To: Neocon who wrote (36275)9/12/2000 4:29:48 PM
From: Brumar89  Read Replies (2) | Respond to of 769667
 
What burdensome regulations were reduced? We deregulated the airline industry, the S&L industry, natural gas prices, maybe some other things - I'm not sure any of this was significant enough to have any influence on the overall economy.

Re. the failure of inflation to rise as the economy improved - the nation was pursuing two economic policies - monetarism & fiscal Keynesianism - simultaneously. You noted One of the things that is supposed to happen in Keynesianism is that once the stimulus has taken hold, one edges back . . . That's true, but that never happened in real life due to the nature of politics. The experience of the '80's would seem to show that both monetarism and Keynesianism "work".

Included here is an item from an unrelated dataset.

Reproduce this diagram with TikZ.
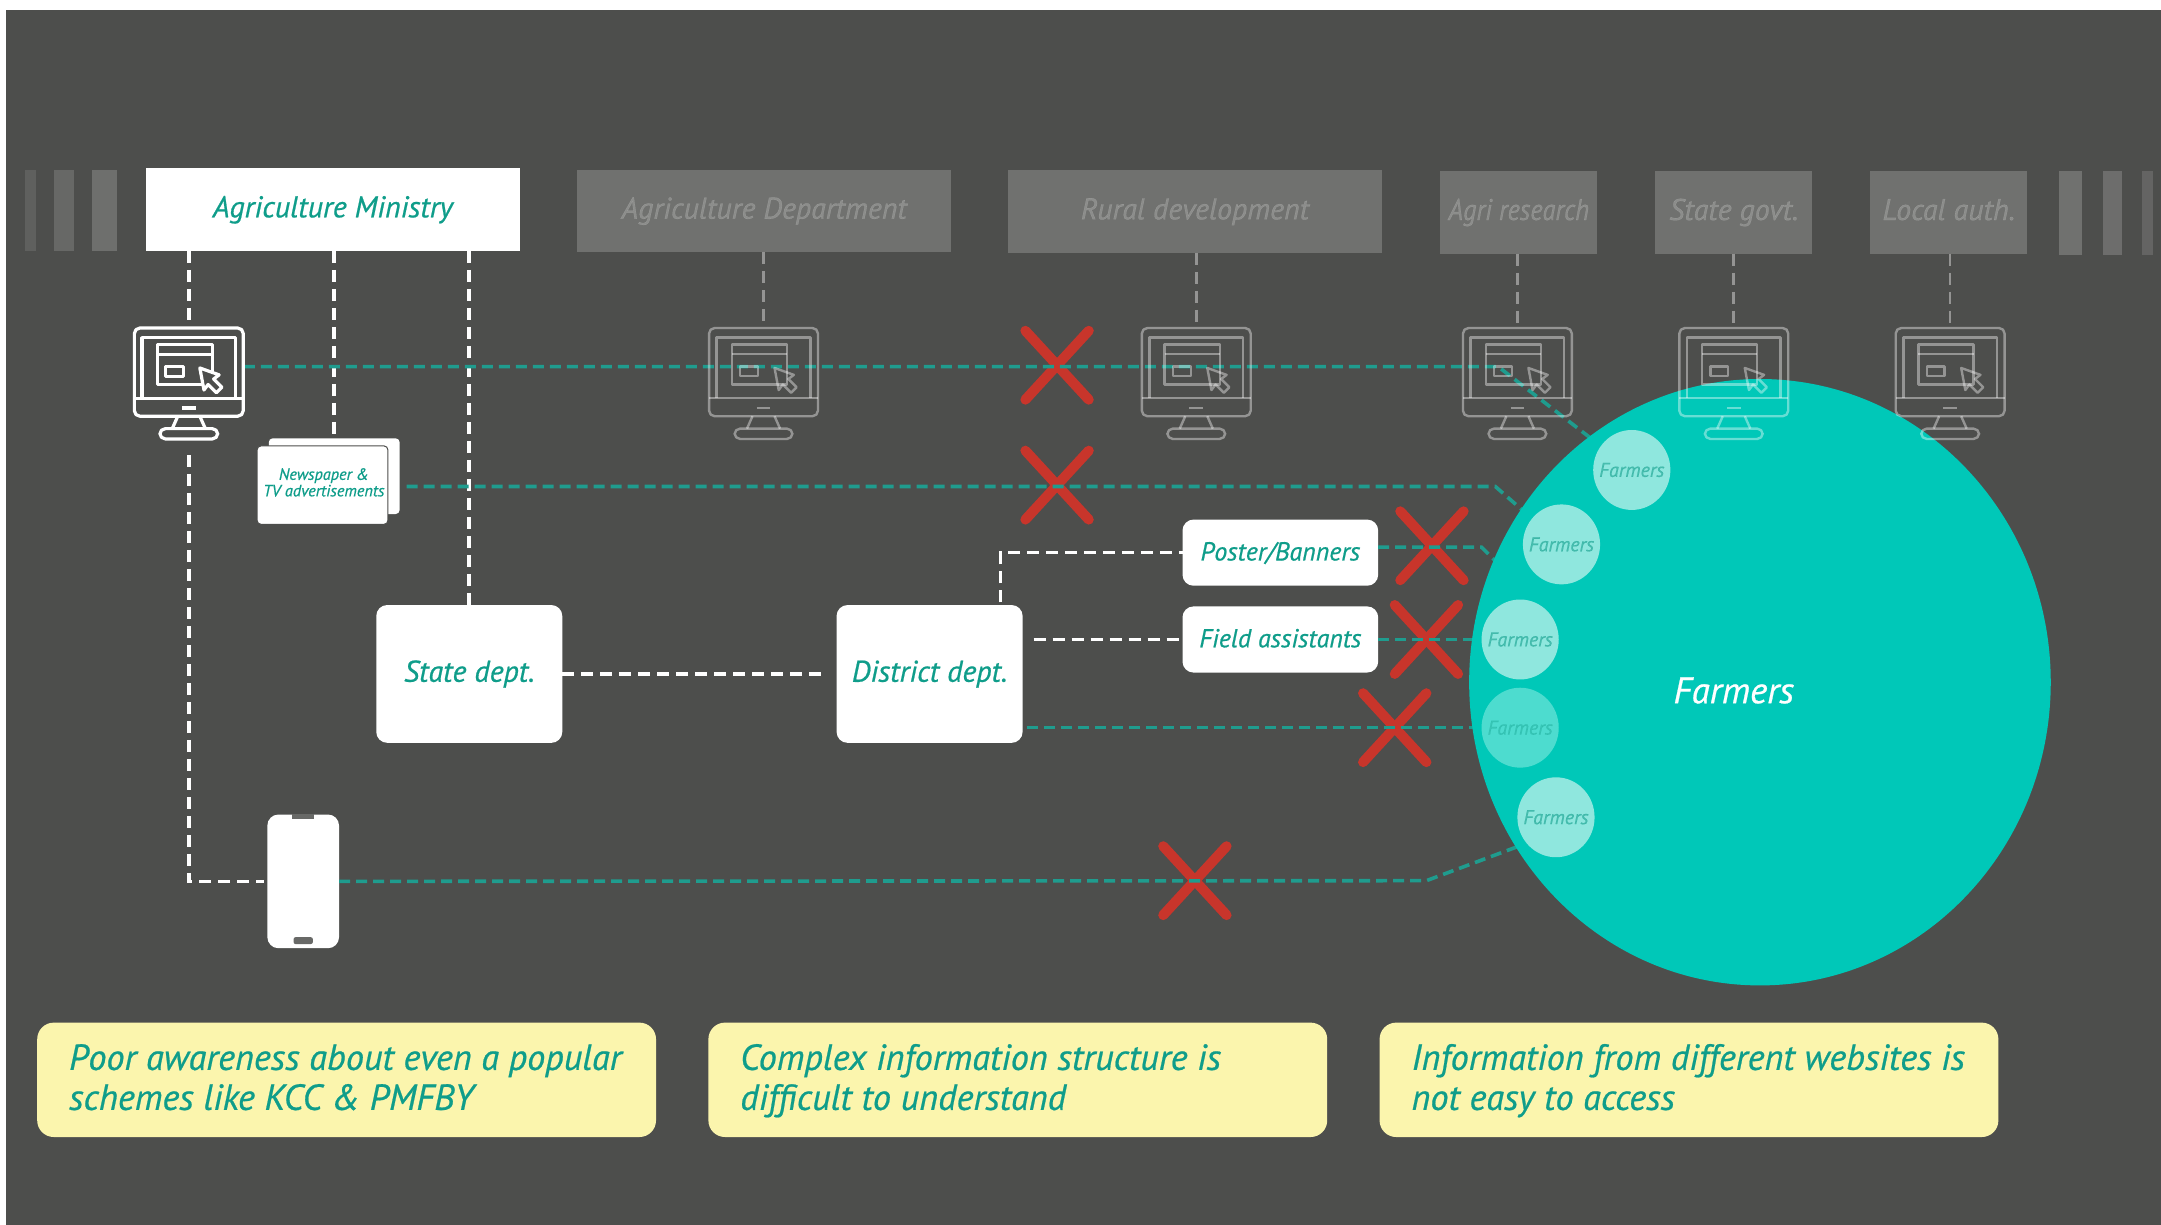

One of the things about Lafferism I find strange is that no one ever seemed to be interested in figuring out where we might be on the famous Laffer curve - either before or after Reagan's tax cuts. According to Laffer, if tax rates were high enough to be on the right side of the curve, a cut in taxes would produce a big incentive effect. So big, that a tax cut alone could bring in higher tax revenues. But if tax rates were on the left side of the curve, the incentive effect would be very small. I wonder why no one tried to estimate what the Laffer curve actually was for the American economy?